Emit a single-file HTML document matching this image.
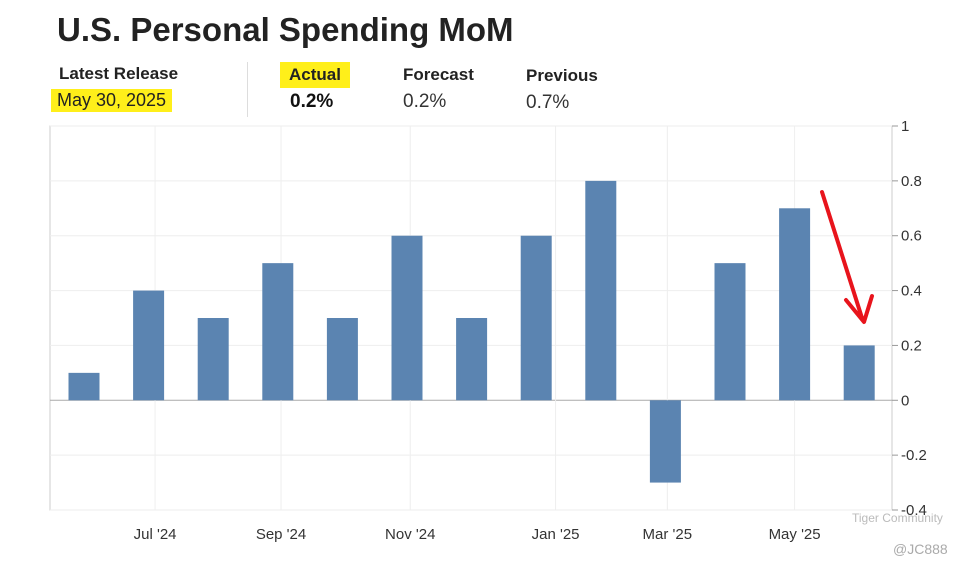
<!DOCTYPE html>
<html><head><meta charset="utf-8"><style>
body{margin:0;width:970px;height:572px;background:#fff;font-family:"Liberation Sans",Arial,sans-serif;position:relative;overflow:hidden}
.t{position:absolute;white-space:nowrap}
</style></head><body>
<div class="t" style="left:57px;top:11px;font-size:33px;font-weight:bold;color:#222">U.S. Personal Spending MoM</div>
<div class="t" style="left:59px;top:64px;font-size:17px;font-weight:bold;color:#222">Latest Release</div>
<div class="t" style="left:51px;top:89px;font-size:18px;color:#222;background:#ffef1a;padding:1px 6px">May 30, 2025</div>
<div style="position:absolute;left:247px;top:62px;width:1px;height:55px;background:#ddd"></div>
<div class="t" style="left:280px;top:62px;font-size:17px;font-weight:bold;color:#222;background:#ffef1a;padding:3px 9px">Actual</div>
<div class="t" style="left:290px;top:91px;font-size:19px;font-weight:bold;color:#111">0.2%</div>
<div class="t" style="left:403px;top:65px;font-size:17px;font-weight:bold;color:#222">Forecast</div>
<div class="t" style="left:403px;top:91px;font-size:19px;color:#333">0.2%</div>
<div class="t" style="left:526px;top:66px;font-size:17px;font-weight:bold;color:#222">Previous</div>
<div class="t" style="left:526px;top:92px;font-size:19px;color:#333">0.7%</div>
<svg id="c" width="970" height="572" style="position:absolute;left:0;top:0"></svg>
<div class="t" style="left:852px;top:511px;font-size:12px;color:#bbb">Tiger Community</div>
<div class="t" style="left:893px;top:541px;font-size:14px;color:#aaa">@JC888</div>
<script>
const categories=["May '24","Jun '24","Jul '24","Aug '24","Sep '24","Oct '24","Nov '24","Dec '24","Jan '25","Feb '25","Mar '25","Apr '25","May '25"];
const values=[0.1,0.4,0.3,0.5,0.3,0.6,0.3,0.6,0.8,-0.3,0.5,0.7,0.2];
const yTicks=[1,0.8,0.6,0.4,0.2,0,-0.2,-0.4];
const yTickLabels=["1","0.8","0.6","0.4","0.2","0","-0.2","-0.4"];
const xLabels=["Jul '24","Sep '24","Nov '24","Jan '25","Mar '25","May '25"];
const xLabelIdx=[1.1,3.05,5.05,7.3,9.03,11.0];
const NS="http://www.w3.org/2000/svg";
const svg=document.getElementById('c');
const L=50,R=892,T=126,B=510,yMin=-0.4,yMax=1;
const y=v=>T+(yMax-v)/(yMax-yMin)*(B-T);
const x0=84,step=64.6;
const x=i=>x0+i*step;
function mk(tag,a){const e=document.createElementNS(NS,tag);for(const k in a)e.setAttribute(k,a[k]);svg.appendChild(e);return e;}
let bg=mk('rect',{x:L,y:T,width:R-L,height:B-T,fill:'#fff',stroke:'#ccc'});


yTicks.forEach((v,i)=>{
 const g=mk('line',{x1:L,x2:R,y1:y(v),y2:y(v),stroke:v===0?'#aaa':'#eee','stroke-width':1});
 
 
 const tk=mk('line',{x1:R,x2:R+6,y1:y(v),y2:y(v),stroke:'#999'});
 
 
 const t=mk('text',{x:R+9,y:y(v)+5,'font-size':15,fill:'#333'});
 t.textContent=yTickLabels[i];
 
 
});
xLabels.forEach((s,i)=>{
 const px=x(xLabelIdx[i]);
 const g=mk('line',{x1:px,x2:px,y1:T,y2:B,stroke:'#eee'});
 
 
 const t=mk('text',{x:px,y:539,'font-size':15,fill:'#333','text-anchor':'middle'});
 t.textContent=s;
 
 
});
values.forEach((v,i)=>{
 const top=Math.min(y(v),y(0)),h=Math.abs(y(v)-y(0));
 const b=mk('rect',{x:x(i)-15.5,y:top,width:31,height:h,fill:'#5b84b1'});
 
 
});
const a=mk('path',{d:'M822 192 L862 318 M846 300 L864 322 L872 296',stroke:'#e8141c','stroke-width':4,fill:'none','stroke-linecap':'round','stroke-linejoin':'round'});


</script>
</body></html>
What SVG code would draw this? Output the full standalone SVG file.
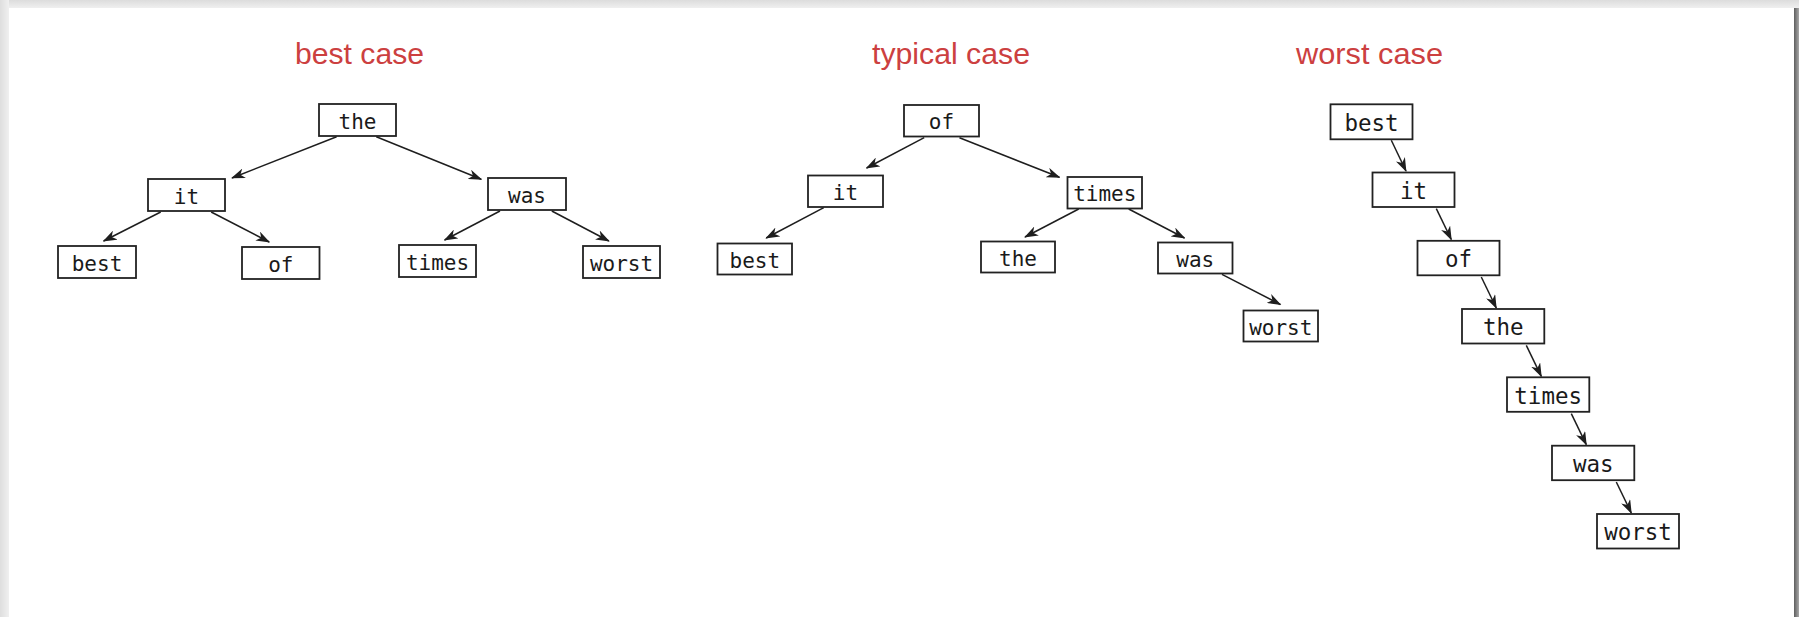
<svg xmlns="http://www.w3.org/2000/svg" width="1799" height="617" viewBox="0 0 1799 617">
  <defs>
    <linearGradient id="topShade" x1="0" y1="0" x2="0" y2="1">
      <stop offset="0" stop-color="#dcdcdc"/>
      <stop offset="1" stop-color="#f2f2f2"/>
    </linearGradient>
    <linearGradient id="leftShade" x1="0" y1="0" x2="1" y2="0">
      <stop offset="0" stop-color="#dedede"/>
      <stop offset="1" stop-color="#f0f0f0"/>
    </linearGradient>
    <linearGradient id="rightShade" x1="0" y1="0" x2="1" y2="0">
      <stop offset="0" stop-color="#5e5e5e"/>
      <stop offset="1" stop-color="#a8a8a8"/>
    </linearGradient>
    <marker id="arrow" viewBox="0 0 14 10" refX="13" refY="5" markerWidth="14" markerHeight="10" markerUnits="userSpaceOnUse" orient="auto">
      <path d="M0,0 L14,5 L0,10 L4,5 Z" fill="#1e1e1e"/>
    </marker>
  </defs>
  <style>
    .title { font-family: "Comic Sans MS", "Liberation Sans", sans-serif; font-size: 29px; fill: #cc4040; }
    .box { fill: #ffffff; stroke: #222222; stroke-width: 1.8; }
    .lbl { font-family: "DejaVu Sans Mono", "Liberation Mono", monospace; font-size: 21px; fill: #1a1a1a; text-anchor: middle; }
    .lbl-lg { font-family: "DejaVu Sans Mono", "Liberation Mono", monospace; font-size: 22.5px; fill: #1a1a1a; text-anchor: middle; }
    .edge { stroke: #1e1e1e; stroke-width: 1.5; fill: none; marker-end: url(#arrow); }
  </style>

  <!-- page with drop shadow -->
  <rect x="0" y="0" width="1799" height="617" fill="#ececec"/>
  <rect x="0" y="0" width="1799" height="9" fill="url(#topShade)"/>
  <rect x="0" y="0" width="9" height="617" fill="url(#leftShade)"/>
  <rect x="1794" y="8" width="5" height="609" fill="url(#rightShade)"/>
  <rect x="9" y="8" width="1785" height="609" fill="#ffffff"/>

  <!-- section titles -->
  <text class="title" x="295" y="64" textLength="129" lengthAdjust="spacingAndGlyphs">best case</text>
  <text class="title" x="872" y="64" textLength="158" lengthAdjust="spacingAndGlyphs">typical case</text>
  <text class="title" x="1296" y="64" textLength="147" lengthAdjust="spacingAndGlyphs">worst case</text>

  <!-- connectors -->
  <g id="connectors">
    <!-- best case -->
    <line class="edge" x1="336.6" y1="136.7" x2="232" y2="178"/>
    <line class="edge" x1="376.3" y1="136.7" x2="481.3" y2="179.3"/>
    <line class="edge" x1="160.7" y1="212" x2="103.6" y2="241"/>
    <line class="edge" x1="211.2" y1="212" x2="269.2" y2="242"/>
    <line class="edge" x1="500" y1="211" x2="444.6" y2="240"/>
    <line class="edge" x1="551.8" y1="211" x2="608.9" y2="241"/>
    <!-- typical case -->
    <line class="edge" x1="924.2" y1="137.7" x2="866.6" y2="168"/>
    <line class="edge" x1="959.5" y1="137.7" x2="1059.5" y2="177.3"/>
    <line class="edge" x1="823.8" y1="207.7" x2="766.2" y2="238"/>
    <line class="edge" x1="1078.7" y1="209" x2="1025" y2="237"/>
    <line class="edge" x1="1128.7" y1="209" x2="1184.5" y2="238"/>
    <line class="edge" x1="1222" y1="274.3" x2="1280.4" y2="304.5"/>
    <!-- worst case -->
    <line class="edge" x1="1391.3" y1="140.3" x2="1406" y2="171"/>
    <line class="edge" x1="1436.3" y1="208.7" x2="1451.3" y2="239.5"/>
    <line class="edge" x1="1481.3" y1="277" x2="1496.3" y2="308"/>
    <line class="edge" x1="1526.3" y1="345.3" x2="1541.3" y2="376.3"/>
    <line class="edge" x1="1571.3" y1="413.7" x2="1586.3" y2="444.7"/>
    <line class="edge" x1="1616.3" y1="482" x2="1631.3" y2="513"/>
  </g>

  <!-- best case tree -->
  <g id="best-the"><rect class="box" x="319" y="104" width="77" height="32"/><text class="lbl" x="357.5" y="128.5">the</text></g>
  <g id="best-it"><rect class="box" x="148" y="179" width="77" height="32"/><text class="lbl" x="186.5" y="203.5">it</text></g>
  <g id="best-was"><rect class="box" x="488" y="178" width="78" height="32"/><text class="lbl" x="527" y="202.5">was</text></g>
  <g id="best-best"><rect class="box" x="58" y="246" width="78" height="32"/><text class="lbl" x="97" y="270.5">best</text></g>
  <g id="best-of"><rect class="box" x="242" y="247" width="77.5" height="32"/><text class="lbl" x="280.8" y="271.5">of</text></g>
  <g id="best-times"><rect class="box" x="399" y="245" width="77" height="32"/><text class="lbl" x="437.5" y="269.5">times</text></g>
  <g id="best-worst"><rect class="box" x="583" y="246" width="77" height="32"/><text class="lbl" x="621.5" y="270.5">worst</text></g>

  <!-- typical case tree -->
  <g id="typ-of"><rect class="box" x="904" y="105" width="75" height="31.5"/><text class="lbl" x="941.5" y="129">of</text></g>
  <g id="typ-it"><rect class="box" x="808" y="175.5" width="75" height="31.5"/><text class="lbl" x="845.5" y="199.5">it</text></g>
  <g id="typ-times"><rect class="box" x="1067.5" y="177" width="74.5" height="31.5"/><text class="lbl" x="1104.8" y="201">times</text></g>
  <g id="typ-best"><rect class="box" x="717.5" y="243.5" width="74.5" height="31"/><text class="lbl" x="754.8" y="267.5">best</text></g>
  <g id="typ-the"><rect class="box" x="981" y="241.5" width="74" height="31"/><text class="lbl" x="1018" y="265.5">the</text></g>
  <g id="typ-was"><rect class="box" x="1158" y="242.5" width="74.5" height="31"/><text class="lbl" x="1195.3" y="266.5">was</text></g>
  <g id="typ-worst"><rect class="box" x="1243.5" y="310.5" width="74.5" height="31"/><text class="lbl" x="1280.8" y="334.5">worst</text></g>

  <!-- worst case chain -->
  <g id="worst-best"><rect class="box" x="1330.5" y="104.3" width="82" height="35"/><text class="lbl-lg" x="1371.5" y="130.7">best</text></g>
  <g id="worst-it"><rect class="box" x="1372.5" y="172.5" width="82" height="34.5"/><text class="lbl-lg" x="1413.5" y="198.7">it</text></g>
  <g id="worst-of"><rect class="box" x="1417.5" y="240.8" width="82" height="34.5"/><text class="lbl-lg" x="1458.5" y="267">of</text></g>
  <g id="worst-the"><rect class="box" x="1462" y="309" width="82.3" height="34.5"/><text class="lbl-lg" x="1503.2" y="335.2">the</text></g>
  <g id="worst-times"><rect class="box" x="1507" y="377.3" width="82.3" height="34.5"/><text class="lbl-lg" x="1548.2" y="403.5">times</text></g>
  <g id="worst-was"><rect class="box" x="1552" y="445.7" width="82.3" height="34.5"/><text class="lbl-lg" x="1593.2" y="471.9">was</text></g>
  <g id="worst-worst"><rect class="box" x="1597" y="514" width="82" height="34.5"/><text class="lbl-lg" x="1638" y="540.2">worst</text></g>
</svg>
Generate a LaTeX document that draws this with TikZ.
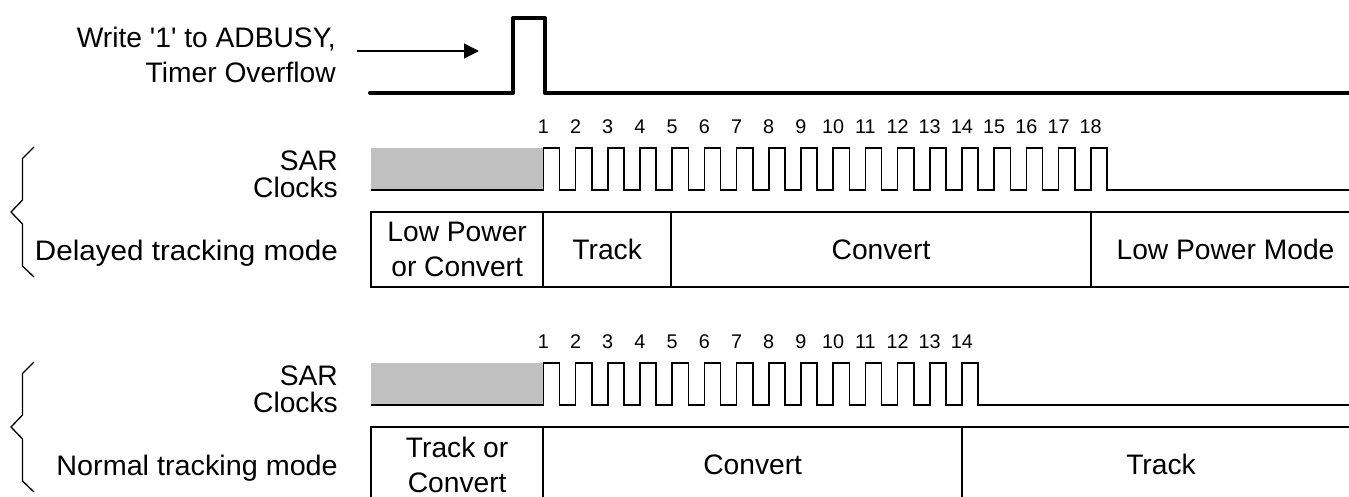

______________________________

- **AIM**:
Pick out, from the lines above, every one that contains the string "file".

- **REPLY**:
Emit a single-file HTML document matching this image.
What SVG code would draw this? Output the full standalone SVG file.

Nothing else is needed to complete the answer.